When I consider the very definitions of creativity, direct experience with my peers, mentors and students, and historical study of artists, I chaff against the notion that visual artists don’t to some degree struggle with a disposition leaning toward LOW Agreeableness. I think what is important is not equate low agreeableness and likability. For many artist buffer their contrary positions and cantankerous cultural chaffing with humor, silence or profound intelligence. I make this claim from experience with my peers versus empirically produced datasets.
Certain aspects of my character that have always been mysterious to me—the occasional but intense bouts of sadness, my romanticism and tetchy sensitivity, the plodding work ethic, and my tendency toward Talmudic hairsplitting, fractiousness, and unrest.
— Photographer, Sally Mann (Mann, 2015, p. 203)

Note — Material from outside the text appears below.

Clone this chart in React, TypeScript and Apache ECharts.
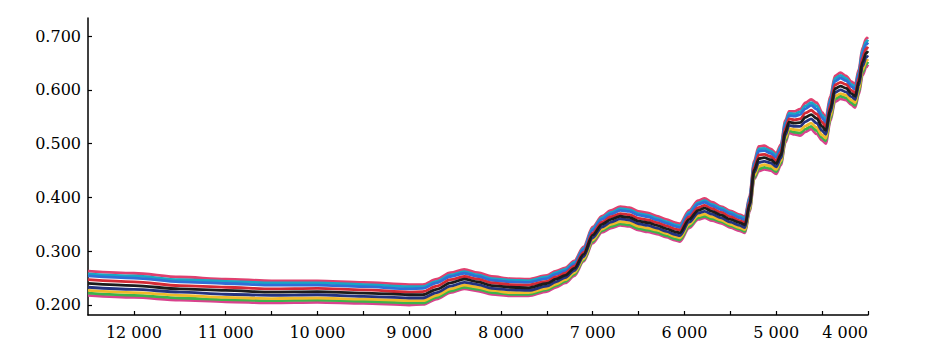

I was a Cockney from London, and I came to America when I was about twelve and did not fit. I was quite unruly. So, I think probably there’s a fantasy or a romance in these ideas of real beauty and form coming out of a sense of the land I just love. I was such a scrapper. I still am. I still have a street urchin mentality, even though I know better. There’s no reason to have those feelings anymore, but I think you keep a lot of stuff from your past. So, I think those other kinds of glorious ideas and those really sane visions of the universe intrigued me because, probably, essentially I didn’t have that. The work has always had those two components in it. There’s organization and finesse, which always sort of surprises me, and then this roughness in it and a sort of put-together aspect, too. But I think both of those things interest me. One is probably more who I am, and the other is who I would like to be.